The East Could Be Green

When China launched its first satellite in 1970, it broadcast a simple recorded message around the world: "The East is Red." China has changed a great deal since then, becoming more mercantilist than communist. It is now effectively one enormous, dirty factory: consuming vast coal reserves to become the low-cost exporter to the world, and spewing out billions of tons of soot and greenhouse gas in the process. An article in yesterday's Wall Street Journal suggests a very different approach to energy could be in the offing within China. The potential impacts on China of the negative consequences of climate change are apparently gaining the attention of China's more foresighted leaders. If they connect the emissions spawning climate change with outcomes that impede their economic growth, water management, and the other paramount concerns of the state, things could shift quickly.

Because of its rapid growth and reliance on coal, China is on a path to exceed US greenhouse gas emissions within a few years. Although a signatory to Kyoto, it is not bound by emissions reduction targets, and its preferred metrics for comparing emissions--on a per-capita or economic-output basis, rather than in absolute terms--suggest that it doesn't see an obligation to cut its current emissions to make up for our past emissions. Unfortunately, that viewpoint sets up as much of a losing game for the world as the one in which the US and China eventually face off over a shrinking pool of internationally-traded petroleum, to fuel our respective, growing oil-import needs. China seems much likelier to address its emissions if it sees an advantage in doing so, and a large-scale push on renewable energy that drives these technologies rapidly down their cost curves could be just the ticket. The country's Renewable Energy Law, which went into effect last year, represents a modest but important starting point.

It's worth recalling how post-war Japan absorbed the teachings of manufacturing-excellence gurus such as W. Edwards Deming, and turned them into the means of beating American industry on its home turf. Any number of experts and pundits are making the case now for renewable energy as a strategic, rather than merely tactical response to problems of energy security and climate change. While hardly ignored here, these ideas mesh well with two key Chinese advantages in implementing them faster: extensive state intervention in the economy, facilitating a much quicker re-prioritization of national effort, and a rapidly growing infrastructure network, into which renewable energy could be deployed without having to compete with incumbent suppliers or old, fully-amortized facilities. It's hard enough to compete with China's low labor costs, though we can rationalize that they will eventually have to rise. What if they also had renewable energy technology that gave them both lower emissions and lower energy costs, and a head-start in deploying it?

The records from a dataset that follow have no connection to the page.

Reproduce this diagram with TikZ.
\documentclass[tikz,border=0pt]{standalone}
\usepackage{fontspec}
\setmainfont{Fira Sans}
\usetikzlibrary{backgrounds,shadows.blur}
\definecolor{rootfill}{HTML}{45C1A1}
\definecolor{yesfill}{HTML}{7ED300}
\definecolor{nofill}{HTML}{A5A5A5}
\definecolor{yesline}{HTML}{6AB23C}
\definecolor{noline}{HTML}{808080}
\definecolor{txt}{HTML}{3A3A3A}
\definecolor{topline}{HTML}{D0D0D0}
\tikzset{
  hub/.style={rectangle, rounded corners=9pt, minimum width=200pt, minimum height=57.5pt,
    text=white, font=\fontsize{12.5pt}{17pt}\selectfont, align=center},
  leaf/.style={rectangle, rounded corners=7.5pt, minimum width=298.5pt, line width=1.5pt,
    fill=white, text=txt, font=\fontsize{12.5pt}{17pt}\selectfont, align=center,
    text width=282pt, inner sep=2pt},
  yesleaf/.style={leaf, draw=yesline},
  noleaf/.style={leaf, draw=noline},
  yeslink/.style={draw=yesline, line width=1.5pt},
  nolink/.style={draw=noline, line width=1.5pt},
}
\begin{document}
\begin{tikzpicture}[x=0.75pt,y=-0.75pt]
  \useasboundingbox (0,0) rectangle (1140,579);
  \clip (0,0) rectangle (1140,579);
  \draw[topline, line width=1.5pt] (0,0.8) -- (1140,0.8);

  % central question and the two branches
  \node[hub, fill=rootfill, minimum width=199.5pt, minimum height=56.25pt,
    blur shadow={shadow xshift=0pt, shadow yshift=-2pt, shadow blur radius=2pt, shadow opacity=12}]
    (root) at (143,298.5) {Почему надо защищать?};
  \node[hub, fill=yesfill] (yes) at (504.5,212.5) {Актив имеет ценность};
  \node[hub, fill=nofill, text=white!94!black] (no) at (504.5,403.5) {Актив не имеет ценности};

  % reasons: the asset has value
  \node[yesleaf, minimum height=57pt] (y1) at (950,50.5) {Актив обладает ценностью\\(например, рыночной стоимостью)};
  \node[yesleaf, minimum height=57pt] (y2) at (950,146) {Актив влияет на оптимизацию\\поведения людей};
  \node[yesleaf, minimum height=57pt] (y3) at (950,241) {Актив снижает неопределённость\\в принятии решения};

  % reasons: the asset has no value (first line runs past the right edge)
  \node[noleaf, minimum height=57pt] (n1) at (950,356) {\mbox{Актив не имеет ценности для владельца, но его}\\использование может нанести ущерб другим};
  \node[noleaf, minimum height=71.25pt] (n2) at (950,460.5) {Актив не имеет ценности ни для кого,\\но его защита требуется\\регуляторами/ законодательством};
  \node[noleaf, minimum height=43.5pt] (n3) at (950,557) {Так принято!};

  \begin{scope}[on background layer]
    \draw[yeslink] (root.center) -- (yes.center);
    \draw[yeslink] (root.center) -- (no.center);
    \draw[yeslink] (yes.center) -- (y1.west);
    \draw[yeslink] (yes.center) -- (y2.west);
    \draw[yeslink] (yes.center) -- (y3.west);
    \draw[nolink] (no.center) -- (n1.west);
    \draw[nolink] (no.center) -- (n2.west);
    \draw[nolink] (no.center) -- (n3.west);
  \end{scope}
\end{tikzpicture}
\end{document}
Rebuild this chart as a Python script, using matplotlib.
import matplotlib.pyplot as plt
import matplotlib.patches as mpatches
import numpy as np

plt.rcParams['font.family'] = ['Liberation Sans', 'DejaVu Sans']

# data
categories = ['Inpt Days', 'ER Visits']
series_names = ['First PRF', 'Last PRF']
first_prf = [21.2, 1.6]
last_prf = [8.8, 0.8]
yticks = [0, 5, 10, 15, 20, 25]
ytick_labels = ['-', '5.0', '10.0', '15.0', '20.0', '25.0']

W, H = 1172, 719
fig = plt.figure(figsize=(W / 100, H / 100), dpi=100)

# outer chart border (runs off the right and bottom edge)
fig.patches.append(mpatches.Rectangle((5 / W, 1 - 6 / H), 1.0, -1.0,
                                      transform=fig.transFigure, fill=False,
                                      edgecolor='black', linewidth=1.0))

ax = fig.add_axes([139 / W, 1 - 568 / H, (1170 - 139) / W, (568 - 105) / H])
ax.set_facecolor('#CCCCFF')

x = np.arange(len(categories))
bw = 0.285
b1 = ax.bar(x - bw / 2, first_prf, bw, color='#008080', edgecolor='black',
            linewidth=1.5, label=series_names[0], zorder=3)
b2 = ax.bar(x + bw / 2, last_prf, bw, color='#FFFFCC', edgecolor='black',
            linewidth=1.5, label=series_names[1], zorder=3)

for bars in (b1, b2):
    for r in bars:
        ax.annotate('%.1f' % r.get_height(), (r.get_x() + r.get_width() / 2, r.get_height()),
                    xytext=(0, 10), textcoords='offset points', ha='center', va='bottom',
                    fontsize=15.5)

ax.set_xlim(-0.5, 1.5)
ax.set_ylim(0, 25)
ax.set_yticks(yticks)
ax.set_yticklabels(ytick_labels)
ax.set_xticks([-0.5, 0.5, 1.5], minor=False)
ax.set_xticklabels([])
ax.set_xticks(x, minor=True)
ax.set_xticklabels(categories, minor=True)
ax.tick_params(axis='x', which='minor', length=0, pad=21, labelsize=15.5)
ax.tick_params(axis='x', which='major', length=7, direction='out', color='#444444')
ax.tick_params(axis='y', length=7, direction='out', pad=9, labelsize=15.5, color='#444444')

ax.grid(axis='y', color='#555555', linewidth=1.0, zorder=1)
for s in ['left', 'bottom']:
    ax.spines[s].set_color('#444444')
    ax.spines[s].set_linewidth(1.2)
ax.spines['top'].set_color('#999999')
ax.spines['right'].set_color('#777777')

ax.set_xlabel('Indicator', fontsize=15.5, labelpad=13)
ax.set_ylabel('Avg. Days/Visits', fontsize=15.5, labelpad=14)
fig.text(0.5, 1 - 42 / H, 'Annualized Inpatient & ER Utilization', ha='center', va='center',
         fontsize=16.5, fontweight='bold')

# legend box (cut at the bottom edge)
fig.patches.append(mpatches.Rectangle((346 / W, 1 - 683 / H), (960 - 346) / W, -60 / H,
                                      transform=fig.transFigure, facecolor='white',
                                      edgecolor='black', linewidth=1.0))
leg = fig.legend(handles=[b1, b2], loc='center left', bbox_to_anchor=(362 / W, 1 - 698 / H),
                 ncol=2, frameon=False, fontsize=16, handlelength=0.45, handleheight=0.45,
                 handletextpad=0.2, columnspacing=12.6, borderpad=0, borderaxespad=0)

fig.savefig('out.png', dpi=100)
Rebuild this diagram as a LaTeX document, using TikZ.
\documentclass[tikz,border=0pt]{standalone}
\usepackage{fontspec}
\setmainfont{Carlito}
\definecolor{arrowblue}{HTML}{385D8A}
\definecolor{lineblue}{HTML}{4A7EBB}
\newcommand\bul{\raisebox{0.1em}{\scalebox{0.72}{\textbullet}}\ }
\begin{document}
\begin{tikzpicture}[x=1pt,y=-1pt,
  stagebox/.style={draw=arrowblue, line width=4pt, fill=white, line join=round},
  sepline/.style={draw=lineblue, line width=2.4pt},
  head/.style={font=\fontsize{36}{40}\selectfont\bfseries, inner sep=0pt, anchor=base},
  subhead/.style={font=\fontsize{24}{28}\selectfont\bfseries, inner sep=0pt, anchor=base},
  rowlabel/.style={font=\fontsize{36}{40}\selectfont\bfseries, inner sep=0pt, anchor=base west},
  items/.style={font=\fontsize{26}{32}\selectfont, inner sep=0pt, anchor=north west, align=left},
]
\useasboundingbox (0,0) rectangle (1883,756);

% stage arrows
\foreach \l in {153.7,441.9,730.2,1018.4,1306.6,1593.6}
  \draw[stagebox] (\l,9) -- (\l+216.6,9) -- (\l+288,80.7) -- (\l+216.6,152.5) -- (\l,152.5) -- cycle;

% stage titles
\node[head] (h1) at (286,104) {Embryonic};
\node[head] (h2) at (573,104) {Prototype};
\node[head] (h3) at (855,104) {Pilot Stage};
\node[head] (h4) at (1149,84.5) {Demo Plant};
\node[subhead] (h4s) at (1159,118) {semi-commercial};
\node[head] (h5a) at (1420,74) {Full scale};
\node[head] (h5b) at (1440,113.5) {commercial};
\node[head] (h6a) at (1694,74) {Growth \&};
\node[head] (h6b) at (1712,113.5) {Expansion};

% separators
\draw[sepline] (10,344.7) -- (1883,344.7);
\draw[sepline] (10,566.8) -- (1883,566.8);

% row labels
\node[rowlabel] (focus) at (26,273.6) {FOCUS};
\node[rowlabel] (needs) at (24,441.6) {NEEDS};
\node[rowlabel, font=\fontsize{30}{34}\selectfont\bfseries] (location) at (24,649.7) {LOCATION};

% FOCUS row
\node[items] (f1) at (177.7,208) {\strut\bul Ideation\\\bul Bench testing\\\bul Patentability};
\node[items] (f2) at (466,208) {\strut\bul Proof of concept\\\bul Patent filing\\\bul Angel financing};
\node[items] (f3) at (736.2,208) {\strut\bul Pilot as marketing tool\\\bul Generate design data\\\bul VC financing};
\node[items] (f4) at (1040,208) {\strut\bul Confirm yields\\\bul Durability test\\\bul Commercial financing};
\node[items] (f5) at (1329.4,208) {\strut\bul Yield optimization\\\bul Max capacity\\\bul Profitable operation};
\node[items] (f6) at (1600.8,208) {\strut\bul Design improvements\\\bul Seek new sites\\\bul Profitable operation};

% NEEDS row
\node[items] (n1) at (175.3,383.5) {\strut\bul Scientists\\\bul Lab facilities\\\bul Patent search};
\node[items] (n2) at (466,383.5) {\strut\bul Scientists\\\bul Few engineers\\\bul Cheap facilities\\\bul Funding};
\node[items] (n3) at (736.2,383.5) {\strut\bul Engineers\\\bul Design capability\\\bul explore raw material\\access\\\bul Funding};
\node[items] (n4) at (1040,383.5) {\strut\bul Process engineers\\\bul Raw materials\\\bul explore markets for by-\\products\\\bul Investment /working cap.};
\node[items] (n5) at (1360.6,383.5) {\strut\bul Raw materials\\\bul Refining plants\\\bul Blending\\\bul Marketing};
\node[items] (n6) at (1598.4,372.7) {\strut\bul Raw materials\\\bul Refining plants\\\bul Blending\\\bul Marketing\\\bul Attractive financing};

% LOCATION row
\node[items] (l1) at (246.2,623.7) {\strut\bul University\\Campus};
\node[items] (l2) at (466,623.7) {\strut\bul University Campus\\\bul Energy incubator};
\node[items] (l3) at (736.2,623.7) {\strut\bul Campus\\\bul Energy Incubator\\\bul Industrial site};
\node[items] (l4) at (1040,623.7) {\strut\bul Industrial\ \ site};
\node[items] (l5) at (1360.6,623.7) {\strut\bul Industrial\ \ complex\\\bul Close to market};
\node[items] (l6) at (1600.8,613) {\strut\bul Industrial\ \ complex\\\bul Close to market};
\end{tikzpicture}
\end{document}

I find the comparison of China's rise with Germany's a century ago fascinating: two large, vigorous countries, each having emerged from a period of internal consolidation, and each challenging the established leader of a globalized world. We know how Germany's competition with Great Britain ended; China's challenge to us needn't to turn out the same way, particularly if the basis of competition turned toward an inherently stabilizing field without a winner/loser dynamic: greener energy.